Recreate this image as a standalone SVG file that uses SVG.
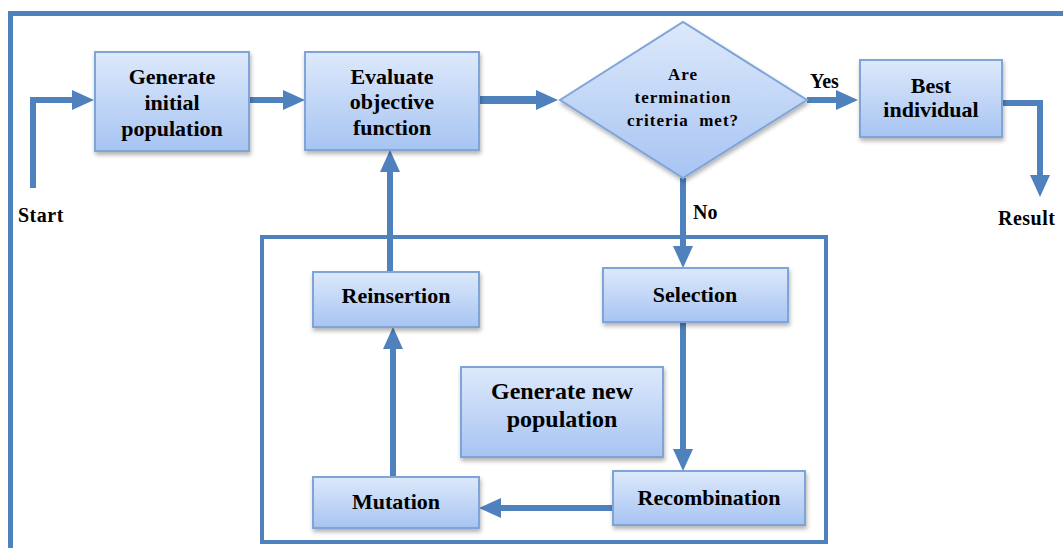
<svg xmlns="http://www.w3.org/2000/svg" width="1063" height="548" viewBox="0 0 1063 548">
<style>
.box{fill:url(#g);stroke:#7fa4d8;stroke-width:2;filter:url(#sh)}
.t{font-family:"Liberation Serif","Times New Roman",serif;font-weight:bold;font-size:22px;fill:#000;text-anchor:middle}
.lbl{font-family:"Liberation Serif","Times New Roman",serif;font-weight:bold;font-size:20px;fill:#000}
.c{fill:none;stroke:#4f81bd;stroke-width:6;marker-end:url(#ah)}
</style>
<defs>
<linearGradient id="g" x1="0" y1="0" x2="0" y2="1">
<stop offset="0" stop-color="#dde9fb"/>
<stop offset="1" stop-color="#a7c4f2"/>
</linearGradient>
<filter id="sh" x="-10%" y="-10%" width="125%" height="130%">
<feDropShadow dx="1" dy="3" stdDeviation="2" flood-color="#000" flood-opacity="0.3"/>
</filter>
<marker id="ah" markerUnits="userSpaceOnUse" markerWidth="24" markerHeight="22" refX="12" refY="10" orient="auto">
<path d="M0,0 L22,10 L0,20 z" fill="#4f81bd"/>
</marker>
</defs>
<rect width="1063" height="548" fill="#fff"/>
<path d="M10.5,548 V13.5 H1063" fill="none" stroke="#4f81bd" stroke-width="5"/>
<rect x="262" y="237" width="564" height="305" fill="none" stroke="#4f81bd" stroke-width="4"/>

<g id="connectors">
<path class="c" d="M33,188 V100 H84"/>
<path class="c" d="M249,100 H295"/>
<path class="c" d="M479,100 H548" style="stroke-width:8"/>
<path class="c" d="M807,100 H848"/>
<path class="c" d="M1002,103 H1040 V187"/>
<path class="c" d="M683,178 V258"/>
<path class="c" d="M683,322 V461"/>
<path class="c" d="M613,508 H489"/>
<path class="c" d="M393,477 V337"/>
<path class="c" d="M390,272 V160"/>
</g>

<g id="gen-initial">
<rect class="box" x="95" y="52" width="154" height="99"/>
<text class="t" x="172" y="84">Generate</text>
<text class="t" x="172" y="110">initial</text>
<text class="t" x="172" y="136">population</text>
</g>
<g id="evaluate">
<rect class="box" x="305" y="52" width="174" height="98"/>
<text class="t" x="392" y="84">Evaluate</text>
<text class="t" x="392" y="109">objective</text>
<text class="t" x="392" y="135">function</text>
</g>
<g id="decision">
<polygon class="box" points="560,100 683,22 807,100 683,178"/>
<text class="t" x="683" y="80" style="font-size:17px;letter-spacing:1px">Are</text>
<text class="t" x="683" y="103" style="font-size:17px;letter-spacing:1px">termination</text>
<text class="t" x="683" y="126" style="font-size:17px;letter-spacing:1px;white-space:pre">criteria  met?</text>
</g>
<g id="best">
<rect class="box" x="860" y="60" width="142" height="77"/>
<text class="t" x="931" y="93">Best</text>
<text class="t" x="931" y="117">individual</text>
</g>
<g id="reinsertion">
<rect class="box" x="313" y="272" width="166" height="55"/>
<text class="t" x="396" y="303">Reinsertion</text>
</g>
<g id="mutation">
<rect class="box" x="313" y="477" width="166" height="51"/>
<text class="t" x="396" y="509">Mutation</text>
</g>
<g id="gen-new">
<rect class="box" x="461" y="367" width="202" height="90"/>
<text class="t" x="562" y="399" style="font-size:24px">Generate new</text>
<text class="t" x="562" y="427" style="font-size:24px">population</text>
</g>
<g id="selection">
<rect class="box" x="603" y="268" width="185" height="54"/>
<text class="t" x="695" y="302">Selection</text>
</g>
<g id="recombination">
<rect class="box" x="613" y="471" width="192" height="54"/>
<text class="t" x="709" y="505">Recombination</text>
</g>

<text class="lbl" x="18" y="222" style="letter-spacing:0.5px">Start</text>
<text class="lbl" x="998" y="225" style="letter-spacing:0.5px">Result</text>
<text class="lbl" x="810" y="88">Yes</text>
<text class="lbl" x="693" y="219">No</text>
</svg>
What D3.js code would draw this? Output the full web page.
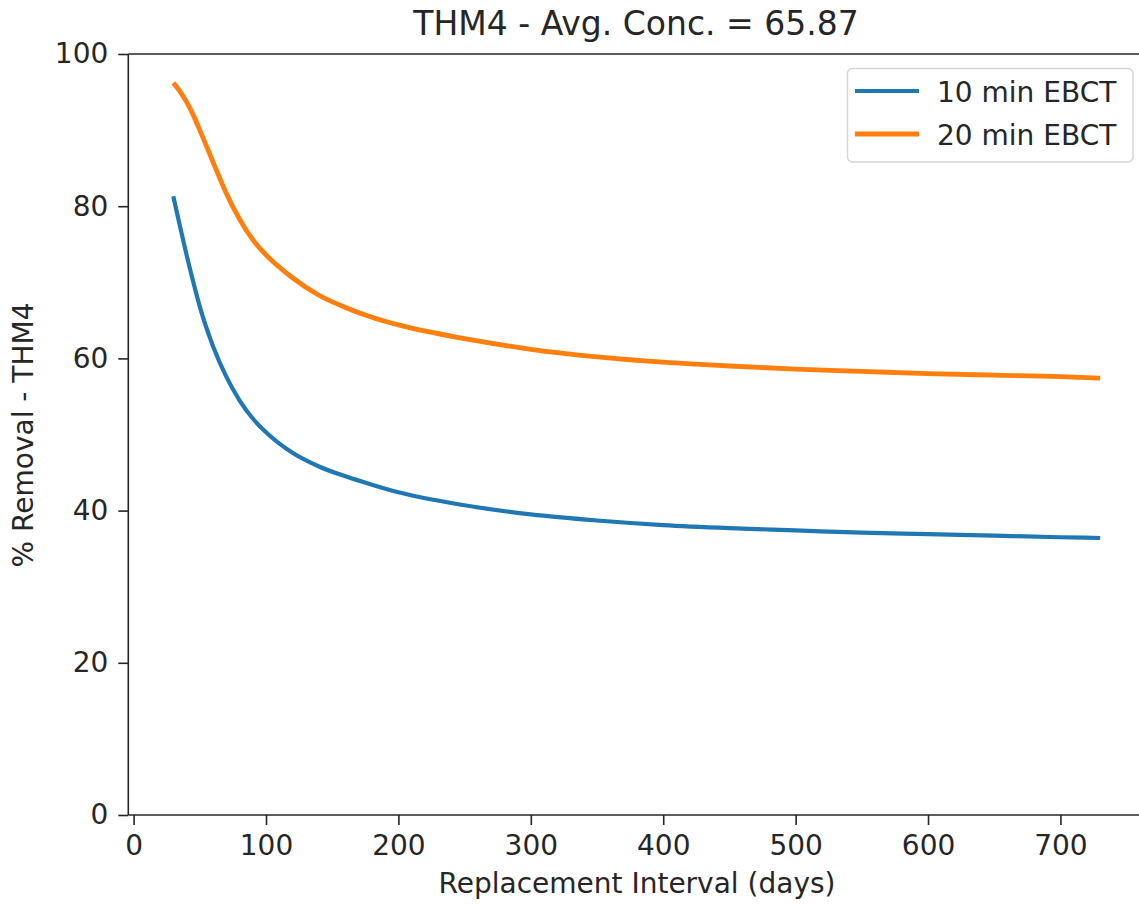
<!DOCTYPE html>
<html>
<head>
<meta charset="utf-8">
<script src="https://cdn.jsdelivr.net/npm/d3@7"></script>
<style>
  body { margin: 0; background: #fff; }
  svg text { font-family: "DejaVu Sans", sans-serif; fill: #262626; }
</style>
</head>
<body>
<svg id="chart" width="1139" height="904"></svg>
<script>
// replacement interval (days)
days = [30, 35, 40, 45, 50, 60, 70, 80, 90, 100, 120, 140, 160, 180, 200, 250, 300, 350, 400, 450, 500, 550, 600, 650, 700, 730];
// % removal, 10 min EBCT
ebct10 = [81.3, 77.4, 73.6, 70.1, 66.8, 61.6, 57.6, 54.5, 52.1, 50.3, 47.6, 45.8, 44.5, 43.4, 42.4, 40.7, 39.5, 38.7, 38.1, 37.7, 37.4, 37.1, 36.9, 36.7, 36.5, 36.4];
// % removal, 20 min EBCT
ebct20 = [96.2, 95.1, 93.7, 92.0, 90.0, 85.8, 81.7, 78.3, 75.6, 73.6, 70.6, 68.3, 66.7, 65.4, 64.4, 62.6, 61.2, 60.2, 59.5, 59.0, 58.6, 58.3, 58.0, 57.8, 57.6, 57.4];
seriesNames = ["10 min EBCT", "20 min EBCT"];
xTicks = [0, 100, 200, 300, 400, 500, 600, 700];
yTicks = [0, 20, 40, 60, 80, 100];

var svg = d3.select("#chart");
// plot box (the right spine sits just outside the frame)
var plotL = 128.3, plotR = 1146.5, plotT = 54, plotB = 815;

var x = d3.scaleLinear().domain([-4, 765]).range([plotL, plotR]);
var y = d3.scaleLinear().domain([0, 100]).range([plotB, plotT]);

// axes
var xAxis = svg.append("g")
  .attr("transform", "translate(0," + plotB + ")")
  .call(d3.axisBottom(x).tickValues(xTicks).tickSizeInner(10).tickSizeOuter(0).tickPadding(10));
var yAxis = svg.append("g")
  .attr("transform", "translate(" + plotL + ",0)")
  .call(d3.axisLeft(y).tickValues(yTicks).tickSizeInner(10).tickSizeOuter(0).tickPadding(10));

[xAxis, yAxis].forEach(function(g) {
  g.select(".domain").remove();
  g.selectAll(".tick line").attr("stroke", "#262626").attr("stroke-width", 1.6);
  g.selectAll(".tick text").attr("font-size", 28).attr("fill", "#262626")
    .style("font-family", "DejaVu Sans, sans-serif");
});

// spines
svg.append("line").attr("x1", plotL).attr("x2", plotL).attr("y1", plotT).attr("y2", plotB)
  .attr("stroke", "#262626").attr("stroke-width", 1.6);
svg.append("line").attr("x1", plotL).attr("x2", plotR).attr("y1", plotB).attr("y2", plotB)
  .attr("stroke", "#262626").attr("stroke-width", 1.6);
svg.append("line").attr("x1", plotL).attr("x2", plotR).attr("y1", plotT).attr("y2", plotT)
  .attr("stroke", "#262626").attr("stroke-width", 1.6);

// lines
var line = d3.line()
  .x(function(d) { return x(d[0]); })
  .y(function(d) { return y(d[1]); })
  .curve(d3.curveMonotoneX);

var colors = ["#1f77b4", "#ff7f0e"];
var widths = [4.2, 4.8];
[ebct10, ebct20].forEach(function(vals, i) {
  svg.append("path")
    .datum(days.map(function(d, j) { return [d, vals[j]]; }))
    .attr("fill", "none")
    .attr("stroke", colors[i])
    .attr("stroke-width", widths[i])
    .attr("d", line);
});

// title and labels
svg.append("text").attr("x", 636).attr("y", 35).attr("text-anchor", "middle")
  .attr("font-size", 33).text("THM4 - Avg. Conc. = 65.87");
svg.append("text").attr("x", 637).attr("y", 893).attr("text-anchor", "middle")
  .attr("font-size", 28).text("Replacement Interval (days)");
svg.append("text").attr("transform", "translate(33,435) rotate(-90)").attr("text-anchor", "middle")
  .attr("font-size", 28).text("% Removal - THM4");

// legend
var legend = svg.append("g");
legend.append("rect").attr("x", 847.5).attr("y", 68.5).attr("width", 285.5).attr("height", 93.5)
  .attr("rx", 5).attr("fill", "#fff").attr("fill-opacity", 0.8)
  .attr("stroke", "#d6d6d6").attr("stroke-width", 1.5);
seriesNames.forEach(function(name, i) {
  var ly = 91 + i * 43;
  legend.append("line").attr("x1", 855).attr("x2", 919).attr("y1", ly).attr("y2", ly)
    .attr("stroke", colors[i]).attr("stroke-width", widths[i]);
  legend.append("text").attr("x", 937).attr("y", ly + 11).attr("font-size", 28).text(name);
});
</script>
</body>
</html>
* * * * * * * * *
Given problem:
The lines to collect are those holding the string "this"; copy them all.

The result:
Recreate this image as a standalone SVG file that uses SVG.
What D3.js code would draw this? Output the full web page.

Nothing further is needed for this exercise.